Former basketball great Dennis Rodman, who has talked up his cozy relationship with Kim, claimed his trips to the country had triggered Bae's release.

"I understand the crimes (Bae) committed, and ask you my dear friend, the highly respected Marshall Kim Jong-Un for his release to show my country how loving and compassionate you and the DPRK can be," Rodman wrote in a letter to the leader in January released by celebrity website TMZ.

Family joyful, relieved

Bae, a Korean-American missionary, earlier this week marked the two-year anniversary of his detention.

The sickly 46-year-old was arrested in November 2012 and later sentenced to 15 years' hard labour.

Bae's sister Terri Chung expressed joy at her brother's release.
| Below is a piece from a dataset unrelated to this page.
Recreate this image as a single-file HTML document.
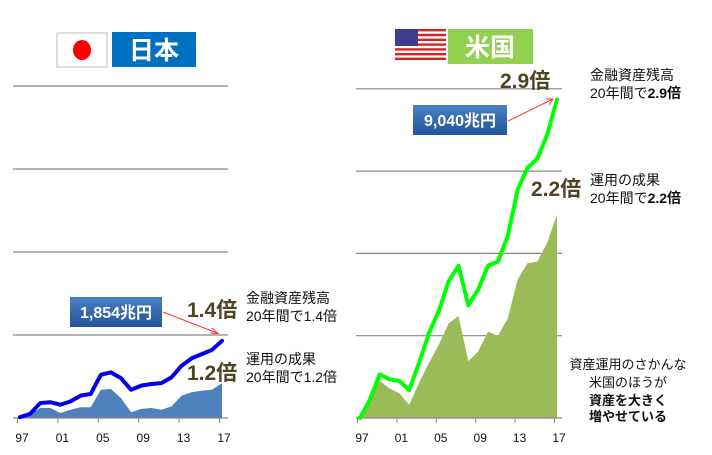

"We have been waiting for and praying for this day for two years. This ordeal has been excruciating for the family, but we are filled with joy right now," she said in a statement.

"I am thrilled to imagine hugging my brother soon. He will not have to spend another day at a labour camp. He can now recover from this imprisonment and look forward to his wife, kids and rest of his life.

"Our Thanksgiving celebration this year will be one we will never forget."

Bae was born in South Korea and his family immigrated to the United States in 1985, his sister said.

Miller, 24, had been sentenced to six years' hard labour by the North Korean Supreme Court following his arrest in April, after he allegedly ripped up his visa at immigration and demanded asylum.

Washington had condemned Pyongyang over the detentions, saying the Americans were held as political hostages to extract diplomatic concessions.

Nuclear programme

North Korea has expressed interest in the past in reviving six-party talks with the US and others about its nuclear programme, but Washington insists Pyongyang must first show a tangible commitment to denuclearization.

A State Department official insisted the release of Bae and Miller did not reflect a shift in posture over the mothballed nuclear negotiations.

"North Korea knows what it needs to do if it wants a better relationship with the international community and wants to end its isolation and pariah status," the official told AFP.

"North Korea must show it is serious and prepared to abide by its commitments, particularly concerning denuclearization. And they must take significant steps to improve their human rights record.

"The release of our citizens is unrelated."

As recently as Tuesday, North Korea was maintaining its defiant stance, ruling out dialogue with the United States about its nuclear programme and human rights record and accusing the US of trying to destroy its system.

The North "will never allow any human rights dialogue or nuclear one with the enemy keen to overthrow it," a foreign ministry spokesman said through the official Korean Central News Agency.